The gender pay gap impacts women’s superannuation too – is the gap closing?

by Freya Lucas

April 17, 2019

New research from Monash University has identified fresh evidence of how the ‘gender pay gap’ begins from the first days of employment, and ends with a deficit of more than $80,000 in losses by the end of a career. For the early childhood education and care (ECEC) sector, this news is especially pertinent, with 97 per cent of the workforce being female, and with increased attention being placed on addressing the low rates of pay within the sector, which many identify as a core reason for the high staff turnover in this space.

 

Dr Carly Mouland from the Monash University Department of Accounting says the results provide an explanation of why women persistently fall behind men when it comes to superannuation savings and therefore rely heavily on the age pension in retirement.

 

“Gender-based differences in labour force participation, the presence of dependent children, and other caring responsibilities impact on women’s ability to access waged work more than men. Women are also more likely to be employed part-time and work fewer hours,” Dr Moulang said.

 

The comprehensive study used administrative data from Mercer Australia to examine superannuation accumulation trends across a 10-year period from 2002-2012, allowing researchers to track specific people during this period to estimate the cumulative effects on their individual retirement savings. The age cohorts tracked were early career (24-26 years of age), mid-career (34-36 years of age) and late career (44-46 years of age).

 

Dr Moulang said what the data revealed was “most alarming” – in 2002, comparing the retirement balance of men and women, the youngest cohort had an average gender gap of $1,142 in superannuation savings, while the oldest group had a gap of $21,889.

 

When the groups were measured again in 2011-12, the gap had widened to $18,608 and $81,769 respectively.

 

“We found that the young cohorts experienced more gaps in their contributions as they are more likely to be establishing their family around this time, where the more stable 44-46 year olds did not have as many gaps,” Dr Moulang said.

 

Women who are 24-26 years of age are generally working in one of their first professional roles, with graduate employment rates for women being high, but with salaries lower than their male counterparts. This, Dr Moulang said, can have a significant long-term impact on women’s superannuation balances “from which they cannot recover”.

 

A potential solution to the ongoing gender-based “fiscal discrimination” researchers said, “is to continue paying women’s superannuation contributions during employment gaps, like maternity leave”.

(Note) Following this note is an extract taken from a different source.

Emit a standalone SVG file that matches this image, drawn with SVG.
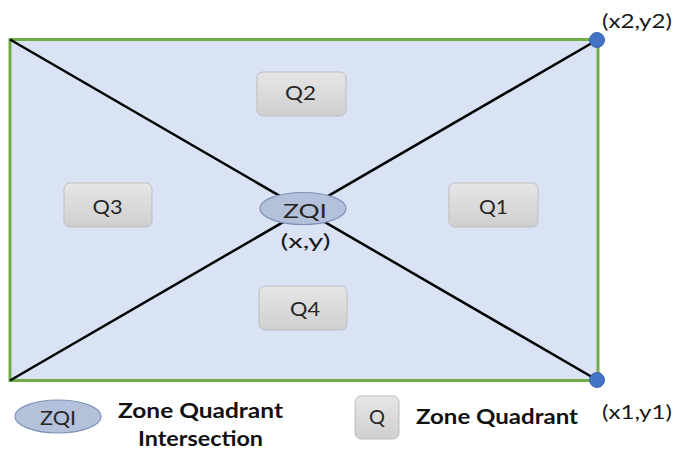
<svg xmlns="http://www.w3.org/2000/svg" width="673" height="452" viewBox="0 0 673 452">
<style>
.q{fill:url(#qg);stroke:#BDBDBD;stroke-width:1}
.qt{font-family:Lato,"Open Sans",sans-serif;font-size:20px;fill:#262626;text-anchor:middle}
.zqi{fill:#B4C1DA;stroke:#7F93B8;stroke-width:1.2}
.lbl{font-family:Lato,"Open Sans",sans-serif;font-size:20px;fill:#1a1a1a}
.bold{font-family:Lato,"Open Sans",sans-serif;font-size:21px;font-weight:bold;fill:#111}
.dot{fill:#4472C4;stroke:#3A64B0;stroke-width:1}
</style>
<defs>
<linearGradient id="qg" x1="0" y1="0" x2="0" y2="1">
<stop offset="0" stop-color="#E6E6E6"/>
<stop offset="1" stop-color="#CFCFCF"/>
</linearGradient>
</defs>
<rect width="673" height="452" fill="#fff"/>
<g id="zone">
<rect x="10" y="39.5" width="588" height="341" fill="#DAE3F3" stroke="#70AD47" stroke-width="3"/>
</g>
<g id="connectors" stroke="#000" stroke-width="2.5">
<line x1="10" y1="39.5" x2="598" y2="380.5"/>
<line x1="10" y1="380.5" x2="598" y2="39.5"/>
</g>
<g id="q2"><rect class="q" x="257" y="72" width="89" height="44" rx="6"/><text class="qt" x="300.5" y="100" textLength="31" lengthAdjust="spacingAndGlyphs">Q2</text></g>
<g id="q3"><rect class="q" x="64" y="183" width="88" height="44" rx="6"/><text class="qt" x="107.5" y="214" textLength="30" lengthAdjust="spacingAndGlyphs">Q3</text></g>
<g id="q1"><rect class="q" x="449" y="183" width="89" height="44" rx="6"/><text class="qt" x="493.5" y="214" textLength="29" lengthAdjust="spacingAndGlyphs">Q1</text></g>
<g id="q4"><rect class="q" x="259" y="286" width="88" height="44" rx="6"/><text class="qt" x="305" y="316" textLength="30" lengthAdjust="spacingAndGlyphs">Q4</text></g>
<g id="zqi"><ellipse class="zqi" cx="303" cy="208.5" rx="43" ry="16"/><text class="qt" x="305" y="218" textLength="44" lengthAdjust="spacingAndGlyphs">ZQI</text></g>
<text class="lbl" x="305.5" y="248" text-anchor="middle" textLength="50" lengthAdjust="spacingAndGlyphs">(x,y)</text>
<g id="p2"><circle class="dot" cx="597" cy="40" r="7.5"/><text class="lbl" x="602" y="28" textLength="70" lengthAdjust="spacingAndGlyphs">(x2,y2)</text></g>
<g id="p1"><circle class="dot" cx="597" cy="380" r="7.5"/><text class="lbl" x="602" y="419" textLength="70" lengthAdjust="spacingAndGlyphs">(x1,y1)</text></g>
<g id="legend-zqi"><ellipse class="zqi" cx="58" cy="416.5" rx="43" ry="16.5"/><text class="qt" x="58" y="425" textLength="36" lengthAdjust="spacingAndGlyphs">ZQI</text>
<text class="bold" x="118" y="418" textLength="165" lengthAdjust="spacingAndGlyphs">Zone Quadrant</text>
<text class="bold" x="138" y="446" textLength="125" lengthAdjust="spacingAndGlyphs">Intersection</text></g>
<g id="legend-q"><rect class="q" x="355" y="396" width="44" height="43" rx="6"/><text class="qt" x="377" y="424" textLength="16" lengthAdjust="spacingAndGlyphs">Q</text>
<text class="bold" x="416" y="424" textLength="162" lengthAdjust="spacingAndGlyphs">Zone Quadrant</text></g>
</svg>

The study provides “clear evidence of the Australian labour market, generating a statistically significant economic disadvantage for women over time,” Dr Moulang said.

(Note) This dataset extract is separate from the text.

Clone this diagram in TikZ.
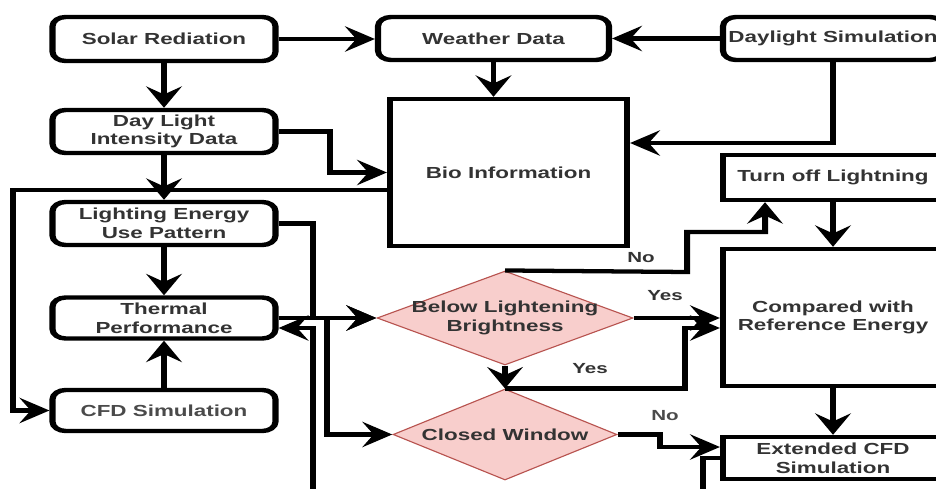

Researchers noted that much of the recent response to gender inequalities in pension savings has been to tell women to save more – a response the researchers described as “inadequate”, saying it will not bring the gap revealed in the research.

 

They suggested, instead, that the continuation of contribution payments during this time would mean that women experience less gaps in their accumulation. This would help women, at least to some extent, become more on par with men as they access their retirement funds.

 

The research was a collaboration between representatives from the University of Western Australia, the University of Warwick, UK, and Monash Business School.